N: Because you always get influenced by the other person and Matthieu (Matthieu Chaumont) knows techniques that I don’t know and vice versa and he comes up with ideas that I would never think of and vice versa. So I always believe in 1 and 1 is 3. So that’s why. It’s just very interesting.
K: I read that travel has impacted on your cooking. In what way?
N: Yeah because that’s when I realise that local cooking is the only good way. Produce is at its best when it’s used in season and local. So that’s why when I lived in Mexico, the produce you have there is so tremendous. It has nothing to do with the things you find here which have travelled for a few weeks. So it’s really the best, the best part is when you take it immediately. The Mexican products I find here do not correspond to the souvenir (memory) I have from over there.

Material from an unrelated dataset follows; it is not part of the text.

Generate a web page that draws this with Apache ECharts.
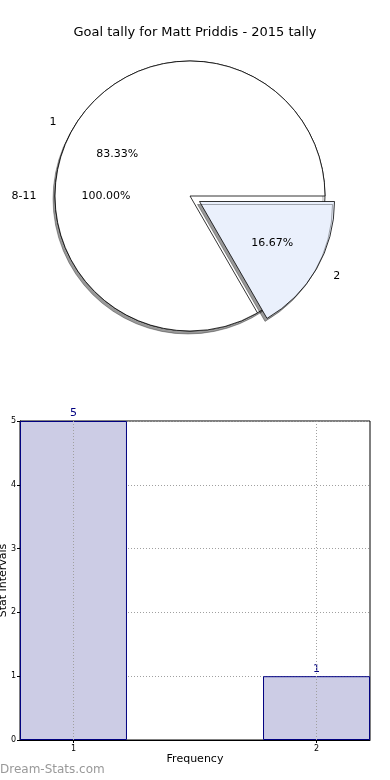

K: It seems that you put a lot of emphasis on your producers, your suppliers, because they’re even on your menu I think, who the suppliers are.
N: Yeah yeah I try to. I did it and now I should put them again but there’s a little lack of space so. But yeah no definitely I always talk about them, because without them, I couldn’t do what I do. They are the basics, they are and they deliver the basics of my cuisine
K: And what attracts you to wild and foraged food?
N: Well first of all, it’s cool to be in nature. And second, it’s just a lot of other tastes, flavours, textures sometimes so that makes it very very interesting.
K: And is it difficult to source?
N: Yes and no. Nothing is difficult once you know. So no it’s okay. It’s just keep your eyes and your ears open and people tell you stuff and teach you stuff.
K: How would you describe Belgian cuisine to someone who’s not familiar with it?
N: (long pause) That’s a hard one.
K: Or even more specifically Brabant, or Brussels.
N: Belgian cuisine, the homemade stuff, you know? It’s very, it’s basically very based on three parts; potato, vegetable, meat fish. That triangle. It always shifts around that.
K: It’s not unlike Irish food. I’m from Ireland and Irish food is pretty much like that as well.
N: Yeah yeah of course. You have more or less a little bit the same produce. Climate isn’t so different. It’s a little better over here.
K: Definitely, yeah.
N: So yeah I think that it might be easy because describing restaurant food, then you tend more into very French actually. Especially if you get the Brussels and the southern part of the country. They’re very narrow-minded. And there’s a big difference with Flemish guys. We have the openness. We look to France, and I do it as well you know, I have knowledge of French cuisine and I use stuff you know; like making a mousseline, making Béarnaise, making whatever. But I have the openness to the other side, and see what happens there and then make my own version of it. That’s the huge advantage we have in Belgium because we live so central in Europe and we are really on the crossroads of different cultures so yeah, and that’s what happens in Flanders, and that’s what doesn’t happen in the French-speaking part. They’re still cooking like in the fifties, except two or three exceptions.
K: Lastly what or who else influences you? We’ve talked about travel and the cross of cultures...
N: Yeah my main influences are music like Sonic Youth and like Nick Cave. Writers like Peter Verhelst. Artists like Jeff Wall, Bill Viola because they all do something which isn’t totally out of the range, but there’s always some kind of a touch of genius in it and always a touch of difference, being different. It’s like when you listen to Nick Cave, he’s not as crazy anymore like thirty years ago so there is some certain accessibility but at the same time, we keep that kind of twist. Same with all the guys I just mentioned and there are a few more and that what I do with my cooking you know? I do serve celery root or asparagus or whatever but I always try to surprise people and for me people who get in here, get into our universe and we just take them by the hand and take them for a walk in our universe and at the end of the meal, we put them back in their universe and that’s what happens and we can only hope that they understand what we do.
N: Where do you come from in Ireland?
K: From Dublin
N: Oh from Dublin
K: So I just came here for the Food Design masters
N: Ah yeah so you’re just here for this one year
K: Yeah, well we’ll see after this year. I quite like Brussels...
N: It’s not too bad Brussels
K: No it’s nice, it is really nice. Definitely from a foodie point of view, it’s a very interesting place to be
N: Yeah yeah yeah. We had some nice time in Dublin last summer so
K: Oh really? You were in Dublin
N: Yeah we enjoyed it so. Yeah we got there because my girlfriend has a friend living one hour north of Dublin so we spent a few days in Dublin and she spent a few days with her friend. We ended up picking a huge amount of meadowsweet for dessert, a wild herb. I was just working with it and there was plenty everywhere just next to the house so I really stuffed my bag.
K: And brought it back here?!
N: And brought it back here yeah yeah yeah!
K: Fresh from Ireland
N: Fresh from Ireland, local food from Ireland!